Alas, the 2013 IFRS changes on the preceding page are just the beginning – there's much more in the pipeline. We provide a brief overview of the nature and objectives of these projects below. All of them, save one, are joint ones with the US, so when we say "the Boards" we mean the IASB and FASB working together. Well, sort of...

  • Revenue – establishing a one-size-fits-all model for recognition and measurement. After ten years of study and debate (scary that), the (evil?) forces of fair value have been beaten back, and existing revenue recognition principles are largely being carried forward in triumph. Nevertheless, the new model will affect some companies, especially those relying on industry-specific guidance.
  • Leases – putting all leases on the balance sheet as assets and liabilities (the project is also known as "death to all operating leases"). Some on both Boards now are threatening to vote against a compromise proposal designed to make it more palatable for the masses. Is this project in trouble? Maybe.

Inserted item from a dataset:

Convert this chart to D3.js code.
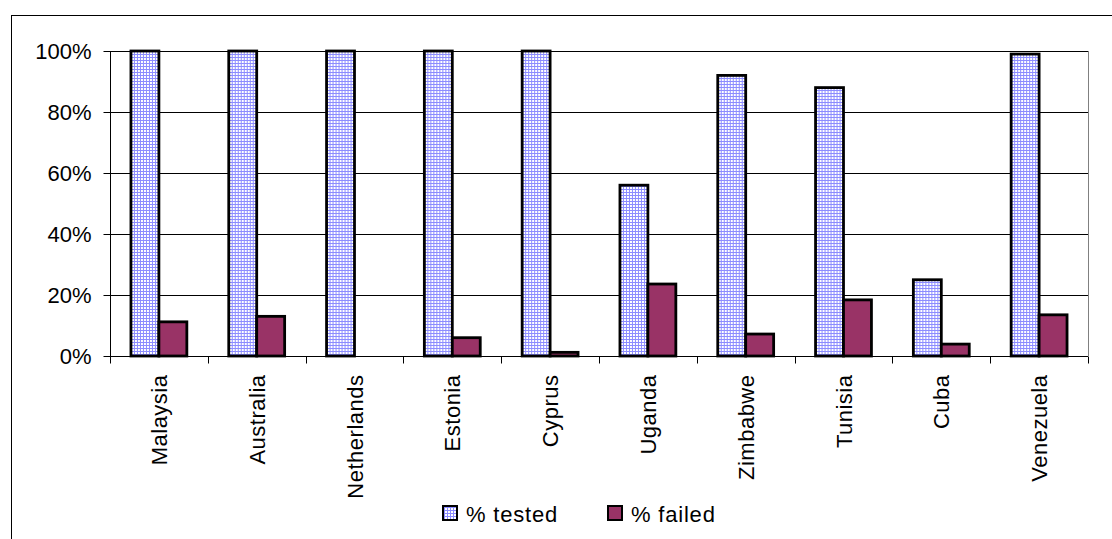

  • Classifying financial assets – revisiting when you have to measure financial assets at fair value and whether changes in fair value go to the income statement or OCI, or both. The IASB got rid of OCI for financial assets when it bashed out a revised financial instruments standard in 2008 (still your beating hearts, it's not mandatory until 2015) but the FASB still wants it and it looks like the IASB is going to agree, for convergence's sake, of course.
  • Impairment – recognizing and measuring loan losses using the so-called "three bucket approach" under which the losses get bigger as you move from bucket to bucket. Or maybe not. After consultation with constituents, the FASB has very recently decided the model just isn't workable. It's now going to develop a different solution all on its own, which it'll then share with the IASB. And what's the IASB going to do? We don't know, but it's not happy. Convergence in this area is critical to financial institutions. The Chair of the IASB has gone so far as to describe the prospect of the project's collapse as an embarrassment to both Boards.
  • Hedging – simplifying and expanding hedge accounting using a business model approach. This isn't really a joint project – the only link to US GAAP is that the FASB has agreed to ask constituents what they think of the IASB solution at the same time it proposes something completely different. The IASB also has a "macro hedging" project on the go, something we suspect the US wouldn't touch with a ten foot pole.
  • Insurance contracts – figuring out a common model for all insurers, well, not quite, as the Boards have fallen out over one technical aspect (you don't want to know). Still, they're way closer than they are on impairment or hedging. So far anyway.
  • Investment entities – providing an exception for these entities that would allow them to measure investments in subsidiaries at fair value instead of consolidating them. The Boards don't see eye to eye on some major aspects but getting the IASB to provide an exception of any kind has been quite the achievement. Until recently, the IASB viewed any idea that you might not consolidate a subsidiary as blasphemy.